Fightback on the budget

By ALFREDO ALVARADO

In February and early March, DC 37 Executive Director Lillian Roberts and a number of local leaders spoke out against devastating budget cuts before committees of the state Legislature and the City Council. More hearings were scheduled for late March as PEP went to press.

Testifying Feb. 3 on behalf of 125,000 members and 50,000 retirees before a joint State Senate-State Assembly hearing on aid to localities, Ms. Roberts charged that “the governor’s decision to concentrate only on the spending side of the budget equation will ultimately undermine the state and city economies.”

She said Gov. George E. Pataki’s proposed executive budget “fails to address the real needs of the state’s working people and the poor.” At the Albany hearing, Ms. Roberts criticized the governor’s Medicaid cuts that would take $200 million from the Health and Hospitals Corp., despite a recent survey that ranked five HHC hospitals among the best in the nation. “It is time to acknowledge HHC’s important role in providing quality health care to the vast number of uninsured New Yorkers,” said Ms. Roberts.

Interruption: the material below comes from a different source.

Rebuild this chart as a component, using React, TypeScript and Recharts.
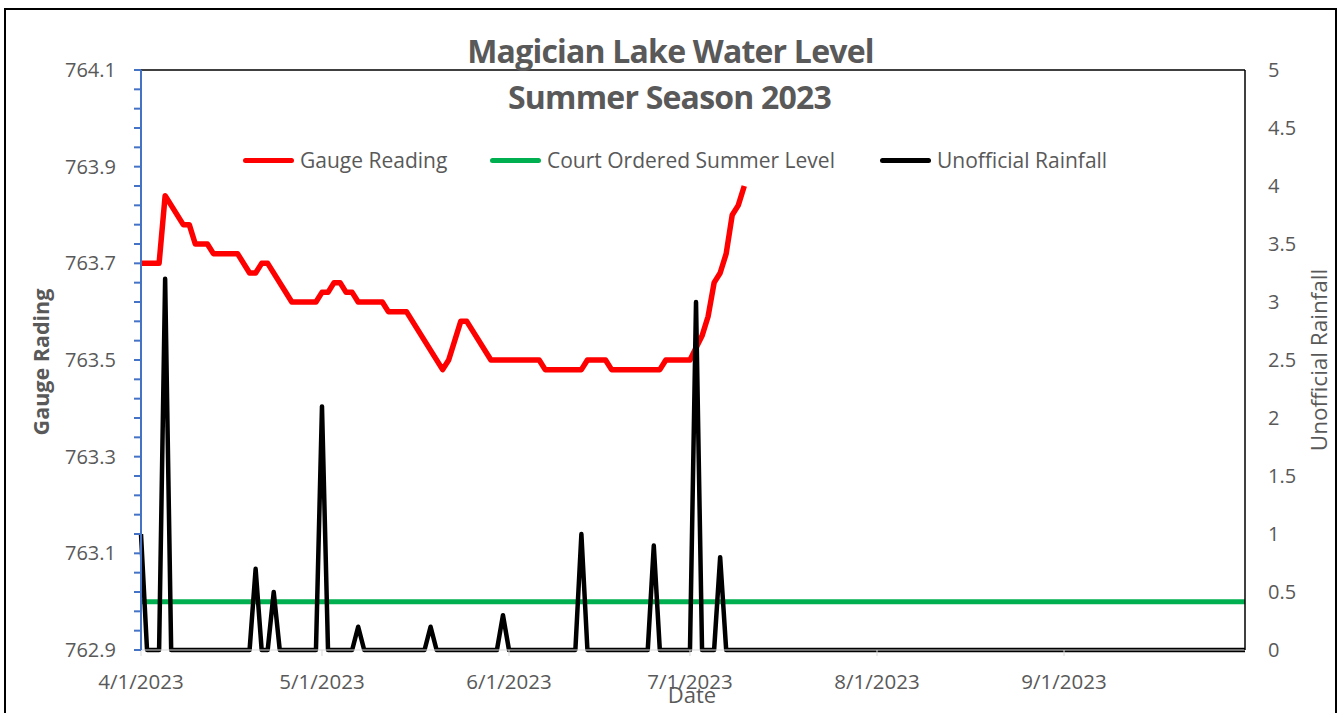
import React from "react";
import { LineChart, Line, XAxis, YAxis, ReferenceLine } from "recharts";

// days counted from 4/1/2023
const gaugeDays = [0, 3, 4, 7, 8, 9, 11, 12, 16, 18, 19, 20, 21, 25, 29, 30, 31, 32, 33, 34, 35, 36, 40, 41, 44, 50, 51, 53, 54, 58, 66, 67, 73, 74, 77, 78, 86, 87, 91, 93, 94, 95, 96, 97, 98, 99, 100];
const gaugeLevels = [763.7, 763.7, 763.84, 763.78, 763.78, 763.74, 763.74, 763.72, 763.72, 763.68, 763.68, 763.7, 763.7, 763.62, 763.62, 763.64, 763.64, 763.66, 763.66, 763.64, 763.64, 763.62, 763.62, 763.6, 763.6, 763.48, 763.5, 763.58, 763.58, 763.5, 763.5, 763.48, 763.48, 763.5, 763.5, 763.48, 763.48, 763.5, 763.5, 763.55, 763.59, 763.66, 763.68, 763.72, 763.8, 763.82, 763.86];

const rainDays = [0, 1, 3, 4, 5, 18, 19, 20, 21, 22, 23, 29, 30, 31, 35, 36, 37, 47, 48, 49, 59, 60, 61, 72, 73, 74, 84, 85, 86, 91, 92, 93, 95, 96, 97, 183];
const rainAmounts = [1.0, 0, 0, 3.2, 0, 0, 0.7, 0, 0, 0.5, 0, 0, 2.1, 0, 0, 0.2, 0, 0, 0.2, 0, 0, 0.3, 0, 0, 1.0, 0, 0, 0.9, 0, 0, 3.0, 0, 0, 0.8, 0, 0];

const courtDays = [0, 183];
const courtLevels = [763.0, 763.0];

const monthTicks = [0, 30, 61, 91, 122, 153];
const leftMajor = [762.9, 763.1, 763.3, 763.5, 763.7, 763.9, 764.1];
const rightTicks = [0, 0.5, 1, 1.5, 2, 2.5, 3, 3.5, 4, 4.5, 5];

const gaugeData = gaugeDays.map((d, i) => ({ day: d, level: gaugeLevels[i] }));
const rainData = rainDays.map((d, i) => ({ day: d, rain: rainAmounts[i] }));
const courtData = courtDays.map((d, i) => ({ day: d, court: courtLevels[i] }));

// minor ticks every 0.04 on the left axis
const leftTicks: number[] = [];
for (let i = 0; i <= 30; i++) leftTicks.push(Math.round((762.9 + i * 0.04) * 100) / 100);

const FONT = "'Open Sans', sans-serif";
const GRAY = "#595959";

const fmtDate = (d: number) => {
  const dt = new Date(2023, 3, 1 + d);
  return `${dt.getMonth() + 1}/${dt.getDate()}/${dt.getFullYear()}`;
};

const legendItems = [
  { name: "Gauge Reading", color: "#ff0000", left: 243 },
  { name: "Court Ordered Summer Level", color: "#00b050", left: 490 },
  { name: "Unofficial Rainfall", color: "#000000", left: 880 },
];

function ChartLegend() {
  return (
    <div style={{ position: "absolute", left: 0, top: 145, width: 1339, height: 30 }}>
      {legendItems.map((it) => (
        <div key={it.name} style={{ position: "absolute", left: it.left, top: 0, height: 30, display: "flex", alignItems: "center" }}>
          <div style={{ width: 51, height: 5, borderRadius: 3, background: it.color }} />
          <span style={{ marginLeft: 6, fontSize: 21, color: GRAY, fontFamily: FONT, whiteSpace: "nowrap" }}>{it.name}</span>
        </div>
      ))}
    </div>
  );
}

export default function App() {
  return (
    <div style={{ position: "absolute", left: 0, top: 0, width: 1339, height: 713, background: "#fff", overflow: "hidden" }}>
      <div style={{ position: "absolute", left: 4, top: 8, width: 1329, height: 720, border: "2px solid #000" }} />
      <div style={{ position: "absolute", left: 0, top: 0 }}>
        <LineChart width={1339} height={713} margin={{ top: 70, right: 0, left: 0, bottom: 0 }}>
          <XAxis
            dataKey="day"
            type="number"
            domain={[0, 183]}
            ticks={monthTicks}
            tickFormatter={fmtDate}
            height={63}
            stroke="#d9d9d9"
            tickSize={6}
            tickMargin={18}
            tick={{ fill: GRAY, fontSize: 20.5, fontFamily: FONT }}
          />
          <YAxis
            yAxisId="left"
            orientation="left"
            width={141}
            domain={[762.9, 764.1]}
            ticks={leftTicks}
            interval={0}
            tickFormatter={(v: number) => (leftMajor.some((m) => Math.abs(m - v) < 0.001) ? v.toFixed(1) : "")}
            stroke="#4472c4"
            strokeWidth={2}
            tickSize={7}
            tickMargin={18}
            tick={{ fill: GRAY, fontSize: 20, fontFamily: FONT }}
          />
          <YAxis
            yAxisId="right"
            orientation="right"
            width={94}
            domain={[0, 5]}
            ticks={rightTicks}
            interval={0}
            stroke="#000"
            strokeWidth={1.5}
            tickLine={false}
            tickSize={0}
            tickMargin={23}
            tick={{ fill: GRAY, fontSize: 20, fontFamily: FONT, textAnchor: "start" }}
          />
          <ReferenceLine yAxisId="left" y={764.1} stroke="#000" strokeWidth={1.5} />
          <Line
            yAxisId="left"
            data={courtData}
            dataKey="court"
            name="Court Ordered Summer Level"
            stroke="#00b050"
            strokeWidth={5}
            dot={false}
            isAnimationActive={false}
          />
          <Line
            yAxisId="left"
            data={gaugeData}
            dataKey="level"
            name="Gauge Reading"
            stroke="#ff0000"
            strokeWidth={5.5}
            strokeLinejoin="round"
            dot={false}
            isAnimationActive={false}
          />
          <Line
            yAxisId="right"
            data={rainData}
            dataKey="rain"
            name="Unofficial Rainfall"
            stroke="#000"
            strokeWidth={4.5}
            strokeLinejoin="round"
            dot={false}
            isAnimationActive={false}
          />
        </LineChart>
      </div>
      <div style={{ position: "absolute", left: 0, top: 28, width: 1339, textAlign: "center", fontFamily: FONT, fontWeight: 700, fontSize: 32, color: GRAY, lineHeight: "46px", letterSpacing: -0.8 }}>
        <div style={{ marginLeft: 2 }}>Magician Lake Water Level</div>
        <div>Summer Season 2023</div>
      </div>
      <ChartLegend />
      <div style={{ position: "absolute", left: 40, top: 362, transform: "translate(-50%, -50%) rotate(-90deg)", whiteSpace: "nowrap", fontFamily: FONT, fontWeight: 700, fontSize: 21.5, color: GRAY }}>
        Gauge Rading
      </div>
      <div style={{ position: "absolute", left: 1318, top: 360, transform: "translate(-50%, -50%) rotate(-90deg)", whiteSpace: "nowrap", fontFamily: FONT, fontSize: 22.5, color: GRAY }}>
        Unofficial Rainfall
      </div>
      <div style={{ position: "absolute", left: 692, top: 694, transform: "translate(-50%, -50%)", fontFamily: FONT, fontSize: 22, color: GRAY }}>
        Date
      </div>
    </div>
  );
}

Ms. Roberts also pressed for revenue enhancements like the restoration of the commuter tax and a stock transfer tax. Those would generate an estimated $565 million in revenue annually. “We need the reinstatement of the commuter tax so that the burden for city services will be shared by all who use those services,” Ms. Roberts testified.

For New Yorkers, affordable housing and maintaining rent stabilization laws are a major concern. “Millions of tenants will face skyrocketing rent and possible eviction if New York City’s rent regulatory laws are allowed to expire on April 1, 2003,” said Ralph Carbone, president of Local 1359 before a joint committee on housing.

He cited a recent study showing that approximately 99,000 units of regulated housing have been lost since the advent of rent decontrol in 1993. “Tenants have been displaced and untold numbers of people search in vain for a decent place to live. That must change,” testified Mr. Carbone.

He also testified before the City Council, where he backed Resolution 692. The bill calls on the Legislature and governor to extend the rent regulatory laws until June 15, 2008, and repeal high-rent vacancy decontrol. The City Council was also urged to press for repeal of the Urstadt Law, which ties the city’s hands on rent control.

Alvin Carter, chapter chair for the Police Administrative Aides and Senior PAAs of Local 1549, presented several revenue generating ideas to the City Council. Testifying March 6 on the preliminary budget for 2004, he advocated hiring more civilians in the NYPD to free Police Officers from desk jobs.

“I strongly recommend that your committee urge the mayor to hire more Police Administrative Aides so that uniformed officers can be reassigned to patrol and law enforcement duties,” said Mr. Carter at the hearing. “An aggressive civilianization program in the Police Dept. would go a long way towards reducing the enormous deficit that plagues this city.”